Tuesday, March 20, 2012

A Good eBook Royalty Deal from your Print Publisher?


IN THE last blog post I explained about what authors can expect to get in terms of royalties from a couple of major eBook retailers: Amazon and Smashwords.  Basically Australian authors will not get less than 34% of the sale price no matter where the purchaser is located. If someone from North America or Europe purchases your eBook then it will be between 50%-85% of the sale price.

Now these numbers may change if Amazon sets up a local presence in Australia, as is rumoured, and then Australian authors may get 70% of the list price when Australians purchase their works from Amazon. We’ll see.

But in this blog post I’ll talk a little bit about what traditional publishers are typically offering to Australian authors in their print and eBook publishing contracts.  My father, Robert Macklin, a distinguished Australian author, has let me check out a few of his recent publishing contracts.  They don’t make great reading from the perspective of the author.

The Australian Society of Authors (ASA) crafted a free information sheet  a few years ago outlining what local authors should seek when negotiating their print/eBook publishing contracts.
The ASA suggests that a good deal for an author is 35% of net receipts of a 60/40 (publisher/retailer) split. Let me break that down. So if an eBook has a list price of $20.00, the retailer will take $8.00, the publisher will take $12.00 and out of the $12.00 the publisher gets, the author will get $4.20. So the author will receive 21% of the list price. 

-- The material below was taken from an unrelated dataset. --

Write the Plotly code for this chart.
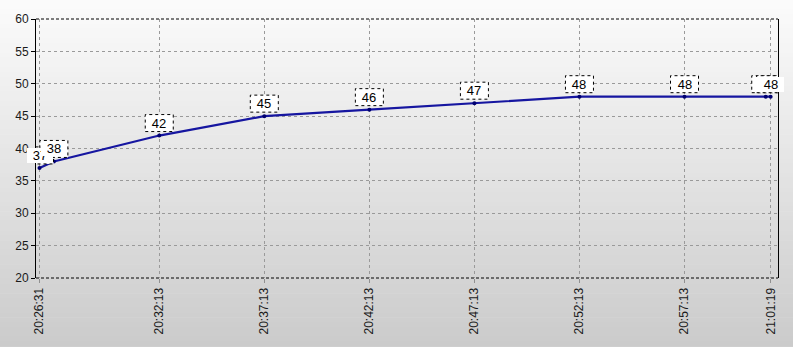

Just to remind you of the previous blog analysis, when you publish directly to Amazon or Smashwords (BWM Books will of course help you) , you will never receive less than 34% of the list price.
Commonly, however, authors are getting between 15% and 25% of net receipts from their traditional publishers.  Furthermore,  I’ve seen some tricky legal clauses which make it very difficult for authors to ever get back the rights to publish their eBooks themselves or at least to review eBook rights after a period of time.

When negotiating a contract the ASA recommends 10 tips. I’ve pulled out what I think are the most important.

1. Retaining e-book rights. You don’t have to absolutely and in all instances bundle e-book rights in with print book rights. Authors are now, like never before, able to self-publish or utilise service providers such as BWM Books to publish, market and promote their eBook titles. This is a strong negotiating position to be in. However, if you sign a contract for a print book only, also make sure that any Competing Edition rights clause doesn’t prevent you from signing an e-book separately.
2. Argue for a limited electronic rights term. It is inadvisable to sign a publishing contract with ‘all-time’ implications for the e-book. Argue for a limited electronic rights term of, say, three years, with a periodic review at 12 months, and stress the fact of uncertain publishing and market conditions surrounding e-books.

3. What are you getting per book? If you are offered an e-book royalty of 25% of net receipts – a common offer – or something else, you’re entitled as a matter of ordinary commercial courtesy to know what it means in dollar terms per unit sold. What will you earn per copy/download? If the offered contract doesn’t tell you, ask the publisher. If the publisher can’t or won’t tell you, don’t sign. Furthermore, ask when and where your eBook is going to be published.

4. No ‘subsidiary’ rights.  In terms of publishing agreements and licensing of rights, you should assert that full e-book royalties are a primary right, alongside standard royalties for print books. They are not ‘subsidiary’ rights. Not a kind of ‘sub-license’.

5. Territorial rights.  If your publisher contracts for a print book and also wants world rights for an e-book, ask them why, and how exactly they intend to stage publication so as to exploit these rights to your advantage.

6. Seek advice from someone who will put your commercial interests first.